Problem requirements ::
Copy nothing but the stretch that opens with the line containing "Write a Python" and closes with the line containing "from bokeh.resources import INLINE". Keep pictures out.

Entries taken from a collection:
══════════

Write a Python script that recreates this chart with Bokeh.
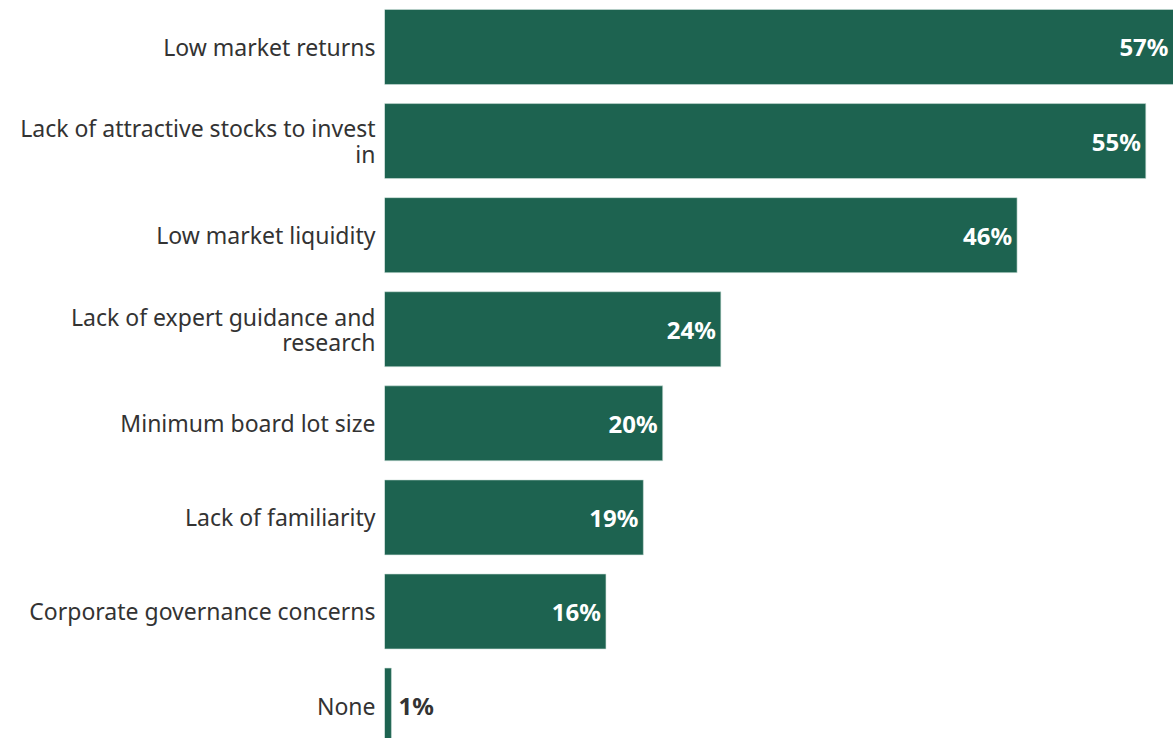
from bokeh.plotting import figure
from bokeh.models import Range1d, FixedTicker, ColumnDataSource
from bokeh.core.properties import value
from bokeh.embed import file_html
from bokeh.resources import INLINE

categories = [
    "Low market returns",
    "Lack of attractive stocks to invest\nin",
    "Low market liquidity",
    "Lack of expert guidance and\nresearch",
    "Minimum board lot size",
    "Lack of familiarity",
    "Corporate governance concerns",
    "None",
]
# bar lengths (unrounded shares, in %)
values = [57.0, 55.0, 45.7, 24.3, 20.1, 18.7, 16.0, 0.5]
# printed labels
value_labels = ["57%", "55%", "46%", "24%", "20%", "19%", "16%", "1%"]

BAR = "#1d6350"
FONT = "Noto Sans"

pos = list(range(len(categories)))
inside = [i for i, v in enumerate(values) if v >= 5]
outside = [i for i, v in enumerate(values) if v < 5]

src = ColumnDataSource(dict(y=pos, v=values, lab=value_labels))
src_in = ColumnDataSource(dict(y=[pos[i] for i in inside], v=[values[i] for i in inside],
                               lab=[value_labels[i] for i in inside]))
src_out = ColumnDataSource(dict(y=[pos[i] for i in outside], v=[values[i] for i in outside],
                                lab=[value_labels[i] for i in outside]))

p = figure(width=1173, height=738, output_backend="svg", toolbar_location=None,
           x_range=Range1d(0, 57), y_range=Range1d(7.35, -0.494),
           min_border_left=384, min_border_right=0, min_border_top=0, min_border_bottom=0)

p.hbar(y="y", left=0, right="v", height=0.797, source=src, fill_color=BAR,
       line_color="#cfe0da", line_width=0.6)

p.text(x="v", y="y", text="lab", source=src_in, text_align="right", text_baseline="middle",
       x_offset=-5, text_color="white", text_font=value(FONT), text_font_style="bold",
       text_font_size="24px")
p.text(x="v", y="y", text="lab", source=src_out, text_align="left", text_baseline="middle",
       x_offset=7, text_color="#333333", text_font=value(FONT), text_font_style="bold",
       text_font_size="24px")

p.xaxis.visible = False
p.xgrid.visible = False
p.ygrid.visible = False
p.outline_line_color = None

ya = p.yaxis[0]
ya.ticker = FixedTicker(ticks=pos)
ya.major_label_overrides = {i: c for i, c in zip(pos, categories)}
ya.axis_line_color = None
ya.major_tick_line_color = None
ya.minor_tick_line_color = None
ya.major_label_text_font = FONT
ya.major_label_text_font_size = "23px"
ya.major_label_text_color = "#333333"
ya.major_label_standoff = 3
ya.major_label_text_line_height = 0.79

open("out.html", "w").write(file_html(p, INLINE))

══════════

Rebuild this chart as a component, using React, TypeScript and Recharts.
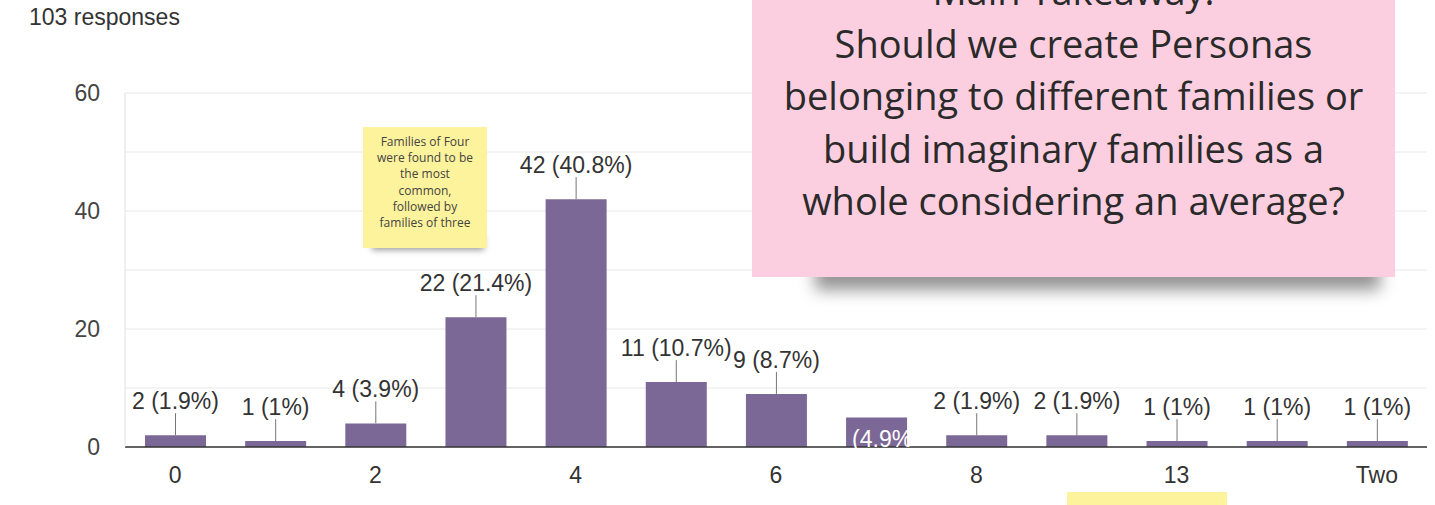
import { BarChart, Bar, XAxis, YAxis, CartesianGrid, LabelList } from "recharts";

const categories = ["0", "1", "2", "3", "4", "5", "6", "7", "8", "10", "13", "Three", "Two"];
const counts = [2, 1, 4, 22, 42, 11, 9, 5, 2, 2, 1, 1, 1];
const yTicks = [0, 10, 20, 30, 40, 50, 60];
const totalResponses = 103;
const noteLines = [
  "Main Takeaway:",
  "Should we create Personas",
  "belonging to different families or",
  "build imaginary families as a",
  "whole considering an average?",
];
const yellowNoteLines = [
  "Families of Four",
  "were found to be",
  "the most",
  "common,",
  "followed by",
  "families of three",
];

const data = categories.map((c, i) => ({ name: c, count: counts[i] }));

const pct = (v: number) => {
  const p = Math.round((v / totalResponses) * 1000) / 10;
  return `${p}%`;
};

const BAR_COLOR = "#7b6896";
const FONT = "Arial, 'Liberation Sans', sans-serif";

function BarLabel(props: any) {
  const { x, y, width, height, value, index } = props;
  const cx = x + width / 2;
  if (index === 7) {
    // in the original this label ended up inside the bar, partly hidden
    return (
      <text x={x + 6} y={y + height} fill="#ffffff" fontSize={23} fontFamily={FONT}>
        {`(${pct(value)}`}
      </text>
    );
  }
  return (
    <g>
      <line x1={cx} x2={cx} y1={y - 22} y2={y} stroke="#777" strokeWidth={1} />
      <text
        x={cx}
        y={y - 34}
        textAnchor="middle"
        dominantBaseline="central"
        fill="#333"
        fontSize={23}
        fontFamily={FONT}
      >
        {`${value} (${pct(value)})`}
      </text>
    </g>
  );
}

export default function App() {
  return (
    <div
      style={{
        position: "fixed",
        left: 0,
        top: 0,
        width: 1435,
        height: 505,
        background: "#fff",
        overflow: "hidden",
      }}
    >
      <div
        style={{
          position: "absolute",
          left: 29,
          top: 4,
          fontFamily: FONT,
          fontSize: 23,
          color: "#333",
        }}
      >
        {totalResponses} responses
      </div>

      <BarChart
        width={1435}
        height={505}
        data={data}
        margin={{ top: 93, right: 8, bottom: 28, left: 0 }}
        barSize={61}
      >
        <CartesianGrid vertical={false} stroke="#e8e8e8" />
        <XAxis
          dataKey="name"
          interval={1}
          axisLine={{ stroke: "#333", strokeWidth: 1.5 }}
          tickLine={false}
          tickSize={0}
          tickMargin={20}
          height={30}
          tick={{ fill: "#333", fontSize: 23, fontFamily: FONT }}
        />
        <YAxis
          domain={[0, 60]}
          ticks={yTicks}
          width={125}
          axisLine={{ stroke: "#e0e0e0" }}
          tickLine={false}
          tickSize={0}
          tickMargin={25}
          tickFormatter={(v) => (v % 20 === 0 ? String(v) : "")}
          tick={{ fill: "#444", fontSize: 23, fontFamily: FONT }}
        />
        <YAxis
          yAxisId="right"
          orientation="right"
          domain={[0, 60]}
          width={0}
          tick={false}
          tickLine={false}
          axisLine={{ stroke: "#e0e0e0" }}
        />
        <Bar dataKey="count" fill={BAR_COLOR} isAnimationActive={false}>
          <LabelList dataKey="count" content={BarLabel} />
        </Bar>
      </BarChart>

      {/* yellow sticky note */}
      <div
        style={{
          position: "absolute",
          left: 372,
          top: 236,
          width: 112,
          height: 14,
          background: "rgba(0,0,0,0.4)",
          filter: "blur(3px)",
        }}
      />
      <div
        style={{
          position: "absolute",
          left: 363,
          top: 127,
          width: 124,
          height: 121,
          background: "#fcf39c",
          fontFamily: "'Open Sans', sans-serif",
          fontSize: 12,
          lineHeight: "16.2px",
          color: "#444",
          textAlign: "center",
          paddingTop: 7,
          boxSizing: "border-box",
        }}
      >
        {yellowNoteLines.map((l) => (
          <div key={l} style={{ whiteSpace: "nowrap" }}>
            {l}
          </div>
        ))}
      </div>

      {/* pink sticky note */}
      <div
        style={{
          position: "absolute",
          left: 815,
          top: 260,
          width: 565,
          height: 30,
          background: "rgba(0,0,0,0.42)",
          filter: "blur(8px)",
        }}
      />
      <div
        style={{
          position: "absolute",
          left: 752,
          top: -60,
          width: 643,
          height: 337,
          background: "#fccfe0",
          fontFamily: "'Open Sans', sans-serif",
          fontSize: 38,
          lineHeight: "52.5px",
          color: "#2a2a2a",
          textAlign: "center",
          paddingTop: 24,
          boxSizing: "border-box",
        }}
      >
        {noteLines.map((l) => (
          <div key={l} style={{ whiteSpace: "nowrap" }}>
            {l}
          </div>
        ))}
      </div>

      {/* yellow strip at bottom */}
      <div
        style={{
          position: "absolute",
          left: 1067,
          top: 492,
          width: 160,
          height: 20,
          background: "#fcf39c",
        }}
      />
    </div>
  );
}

══════════

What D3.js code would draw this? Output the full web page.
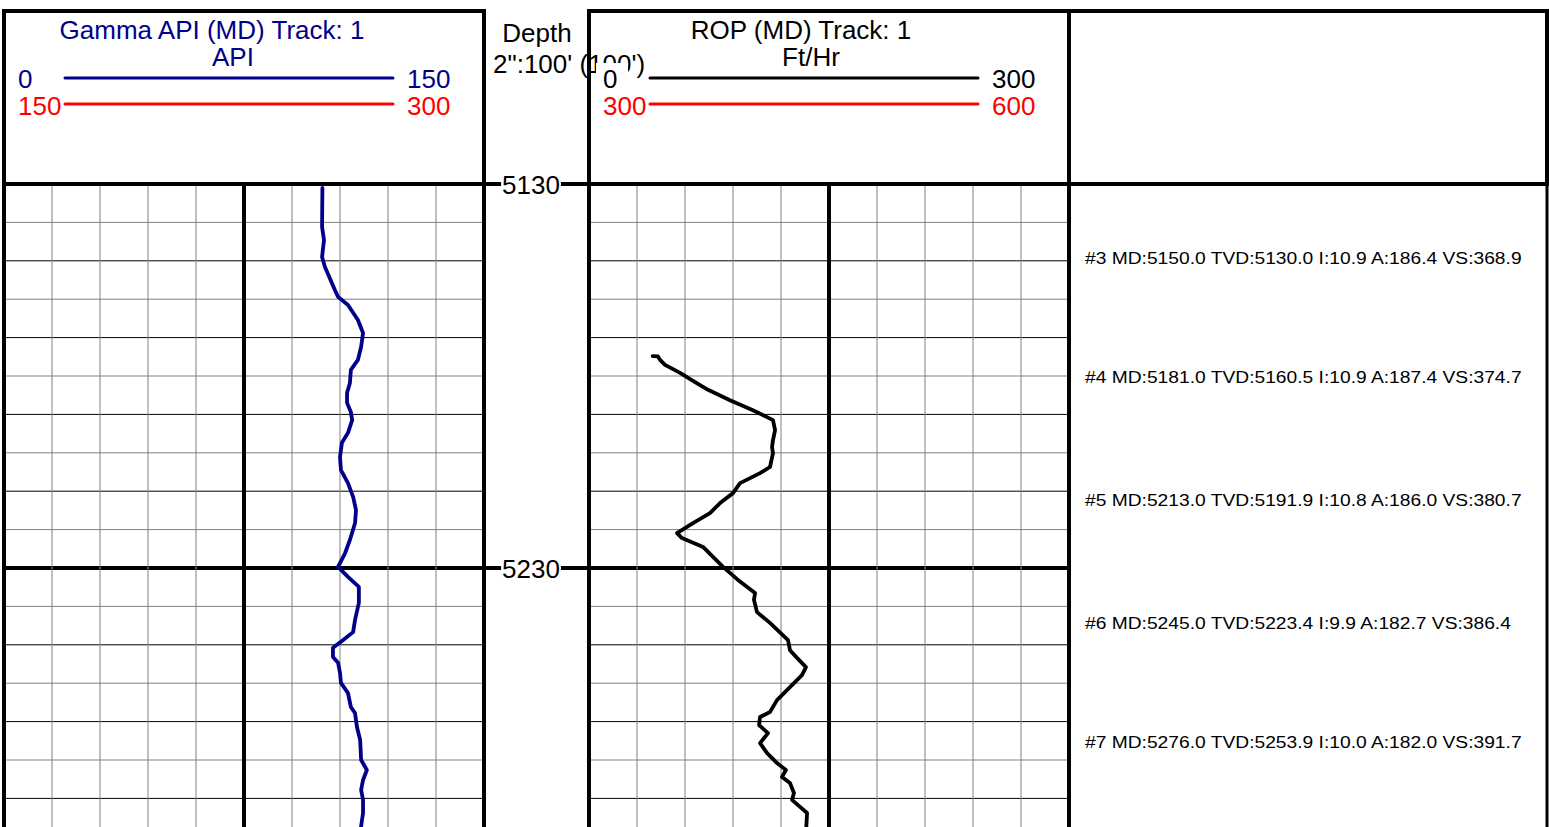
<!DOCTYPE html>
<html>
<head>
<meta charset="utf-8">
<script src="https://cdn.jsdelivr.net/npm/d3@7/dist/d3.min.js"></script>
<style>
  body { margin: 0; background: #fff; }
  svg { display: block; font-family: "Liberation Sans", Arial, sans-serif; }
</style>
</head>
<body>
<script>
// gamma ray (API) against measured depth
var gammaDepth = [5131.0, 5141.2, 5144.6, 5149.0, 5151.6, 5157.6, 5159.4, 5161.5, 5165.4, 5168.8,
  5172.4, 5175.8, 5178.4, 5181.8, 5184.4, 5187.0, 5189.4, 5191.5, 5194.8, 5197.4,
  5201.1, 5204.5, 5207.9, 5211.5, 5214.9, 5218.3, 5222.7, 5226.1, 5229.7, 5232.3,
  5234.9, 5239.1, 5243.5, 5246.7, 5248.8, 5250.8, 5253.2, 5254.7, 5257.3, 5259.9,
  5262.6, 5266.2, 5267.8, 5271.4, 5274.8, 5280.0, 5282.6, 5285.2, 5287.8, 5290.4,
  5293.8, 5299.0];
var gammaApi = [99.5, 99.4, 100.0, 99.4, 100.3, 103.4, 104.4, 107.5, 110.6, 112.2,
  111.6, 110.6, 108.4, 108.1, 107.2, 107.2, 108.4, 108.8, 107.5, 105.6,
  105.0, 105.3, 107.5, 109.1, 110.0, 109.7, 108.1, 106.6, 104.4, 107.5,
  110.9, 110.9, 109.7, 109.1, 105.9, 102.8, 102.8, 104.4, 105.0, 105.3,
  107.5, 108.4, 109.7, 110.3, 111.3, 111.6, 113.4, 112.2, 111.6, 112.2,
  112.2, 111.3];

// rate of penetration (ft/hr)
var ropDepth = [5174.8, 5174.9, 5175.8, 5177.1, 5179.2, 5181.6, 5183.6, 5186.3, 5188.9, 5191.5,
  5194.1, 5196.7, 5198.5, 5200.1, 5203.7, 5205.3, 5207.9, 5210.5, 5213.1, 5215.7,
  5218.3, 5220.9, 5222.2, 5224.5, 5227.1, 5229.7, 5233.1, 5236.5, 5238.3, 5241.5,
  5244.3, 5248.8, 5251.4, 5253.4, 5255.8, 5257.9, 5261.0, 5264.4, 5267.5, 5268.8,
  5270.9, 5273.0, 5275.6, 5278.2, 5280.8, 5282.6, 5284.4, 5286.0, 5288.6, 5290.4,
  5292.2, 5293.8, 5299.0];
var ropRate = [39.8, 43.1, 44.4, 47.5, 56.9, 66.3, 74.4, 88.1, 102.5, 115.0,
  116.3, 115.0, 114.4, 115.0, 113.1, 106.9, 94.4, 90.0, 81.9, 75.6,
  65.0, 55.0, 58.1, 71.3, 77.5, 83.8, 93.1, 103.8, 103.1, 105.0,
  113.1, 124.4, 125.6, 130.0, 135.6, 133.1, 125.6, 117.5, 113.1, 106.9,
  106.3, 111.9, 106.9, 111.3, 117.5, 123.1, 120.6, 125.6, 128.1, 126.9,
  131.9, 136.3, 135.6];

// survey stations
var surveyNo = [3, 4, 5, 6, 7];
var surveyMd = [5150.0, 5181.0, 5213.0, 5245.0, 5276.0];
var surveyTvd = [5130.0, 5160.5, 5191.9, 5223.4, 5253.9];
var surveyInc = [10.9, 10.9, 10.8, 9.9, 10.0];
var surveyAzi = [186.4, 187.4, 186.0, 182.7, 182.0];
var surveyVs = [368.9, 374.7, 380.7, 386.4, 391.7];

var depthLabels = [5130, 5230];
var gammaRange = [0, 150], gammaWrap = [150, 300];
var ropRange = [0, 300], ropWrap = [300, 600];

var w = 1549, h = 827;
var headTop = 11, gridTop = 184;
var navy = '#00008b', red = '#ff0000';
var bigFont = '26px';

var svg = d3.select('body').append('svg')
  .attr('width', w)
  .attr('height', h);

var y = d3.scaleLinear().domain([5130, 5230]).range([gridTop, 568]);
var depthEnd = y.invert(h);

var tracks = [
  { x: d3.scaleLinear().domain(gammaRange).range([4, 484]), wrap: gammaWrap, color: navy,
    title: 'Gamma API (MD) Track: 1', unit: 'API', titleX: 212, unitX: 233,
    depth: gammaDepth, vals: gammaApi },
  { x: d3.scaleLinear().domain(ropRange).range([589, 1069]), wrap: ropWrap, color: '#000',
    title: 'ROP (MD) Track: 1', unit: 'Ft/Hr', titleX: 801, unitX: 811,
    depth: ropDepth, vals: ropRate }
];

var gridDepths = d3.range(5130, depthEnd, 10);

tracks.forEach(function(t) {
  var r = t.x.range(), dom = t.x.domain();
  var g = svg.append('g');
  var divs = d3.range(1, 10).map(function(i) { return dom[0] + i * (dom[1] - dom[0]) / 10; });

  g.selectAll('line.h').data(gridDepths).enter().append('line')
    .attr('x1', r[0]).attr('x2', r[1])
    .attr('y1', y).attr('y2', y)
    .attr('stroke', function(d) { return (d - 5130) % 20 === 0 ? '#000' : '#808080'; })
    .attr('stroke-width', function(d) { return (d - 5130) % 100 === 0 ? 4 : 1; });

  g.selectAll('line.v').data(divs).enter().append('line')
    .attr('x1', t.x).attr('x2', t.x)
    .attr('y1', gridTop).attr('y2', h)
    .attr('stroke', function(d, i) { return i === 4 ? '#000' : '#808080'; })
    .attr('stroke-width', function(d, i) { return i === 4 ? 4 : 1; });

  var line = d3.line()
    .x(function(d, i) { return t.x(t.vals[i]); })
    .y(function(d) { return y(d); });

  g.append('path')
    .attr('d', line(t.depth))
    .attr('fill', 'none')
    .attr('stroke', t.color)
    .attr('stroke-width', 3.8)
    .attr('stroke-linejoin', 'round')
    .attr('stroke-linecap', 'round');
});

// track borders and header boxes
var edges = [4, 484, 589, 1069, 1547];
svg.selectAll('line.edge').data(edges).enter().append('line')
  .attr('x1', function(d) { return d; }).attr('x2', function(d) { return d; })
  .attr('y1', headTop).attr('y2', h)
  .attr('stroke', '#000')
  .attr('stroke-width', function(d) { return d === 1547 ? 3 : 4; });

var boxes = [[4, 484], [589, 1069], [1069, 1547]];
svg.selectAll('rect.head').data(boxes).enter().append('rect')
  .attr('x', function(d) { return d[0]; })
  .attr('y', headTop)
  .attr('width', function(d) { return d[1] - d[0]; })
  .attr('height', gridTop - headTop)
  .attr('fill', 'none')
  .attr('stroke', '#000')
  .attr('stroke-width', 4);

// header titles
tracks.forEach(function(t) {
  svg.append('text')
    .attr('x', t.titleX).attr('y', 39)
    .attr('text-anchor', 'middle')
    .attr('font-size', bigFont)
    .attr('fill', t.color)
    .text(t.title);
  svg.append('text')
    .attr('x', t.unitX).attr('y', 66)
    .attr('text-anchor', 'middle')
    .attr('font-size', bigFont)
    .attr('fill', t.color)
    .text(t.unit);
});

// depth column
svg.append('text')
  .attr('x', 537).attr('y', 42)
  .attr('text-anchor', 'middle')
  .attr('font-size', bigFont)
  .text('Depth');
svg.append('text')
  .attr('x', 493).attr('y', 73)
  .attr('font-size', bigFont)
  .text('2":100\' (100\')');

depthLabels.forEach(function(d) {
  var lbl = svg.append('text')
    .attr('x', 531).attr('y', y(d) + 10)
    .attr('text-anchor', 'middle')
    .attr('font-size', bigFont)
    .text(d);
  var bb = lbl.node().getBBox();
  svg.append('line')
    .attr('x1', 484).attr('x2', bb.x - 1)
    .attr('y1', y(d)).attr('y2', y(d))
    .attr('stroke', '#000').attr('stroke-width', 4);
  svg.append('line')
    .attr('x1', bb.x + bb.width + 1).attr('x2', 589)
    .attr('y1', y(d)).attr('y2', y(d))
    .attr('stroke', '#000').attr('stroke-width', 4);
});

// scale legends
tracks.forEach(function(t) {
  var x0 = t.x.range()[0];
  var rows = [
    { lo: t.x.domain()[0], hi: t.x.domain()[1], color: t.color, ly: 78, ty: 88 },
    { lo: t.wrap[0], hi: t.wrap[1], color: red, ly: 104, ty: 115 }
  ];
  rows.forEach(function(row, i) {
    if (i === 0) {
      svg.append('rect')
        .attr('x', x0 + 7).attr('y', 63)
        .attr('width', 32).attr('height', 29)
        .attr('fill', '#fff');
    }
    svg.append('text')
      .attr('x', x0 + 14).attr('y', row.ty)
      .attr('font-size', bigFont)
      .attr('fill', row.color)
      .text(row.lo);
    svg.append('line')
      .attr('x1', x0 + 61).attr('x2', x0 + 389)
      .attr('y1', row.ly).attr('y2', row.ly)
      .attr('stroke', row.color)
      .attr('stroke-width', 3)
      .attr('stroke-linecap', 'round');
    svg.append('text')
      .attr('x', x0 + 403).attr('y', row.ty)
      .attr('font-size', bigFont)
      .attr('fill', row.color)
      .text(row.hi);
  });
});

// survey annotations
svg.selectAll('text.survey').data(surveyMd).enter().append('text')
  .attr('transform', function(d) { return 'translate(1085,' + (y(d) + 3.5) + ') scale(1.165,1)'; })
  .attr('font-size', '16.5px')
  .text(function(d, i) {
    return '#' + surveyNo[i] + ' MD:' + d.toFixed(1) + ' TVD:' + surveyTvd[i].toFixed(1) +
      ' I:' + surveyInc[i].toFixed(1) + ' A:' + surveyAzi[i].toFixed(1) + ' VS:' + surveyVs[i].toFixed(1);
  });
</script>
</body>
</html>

══════════

Answer to this exercise ::
Write a Python script that recreates this chart with Bokeh.
from bokeh.plotting import figure
from bokeh.models import Range1d, FixedTicker, ColumnDataSource
from bokeh.core.properties import value
from bokeh.embed import file_html
from bokeh.resources import INLINE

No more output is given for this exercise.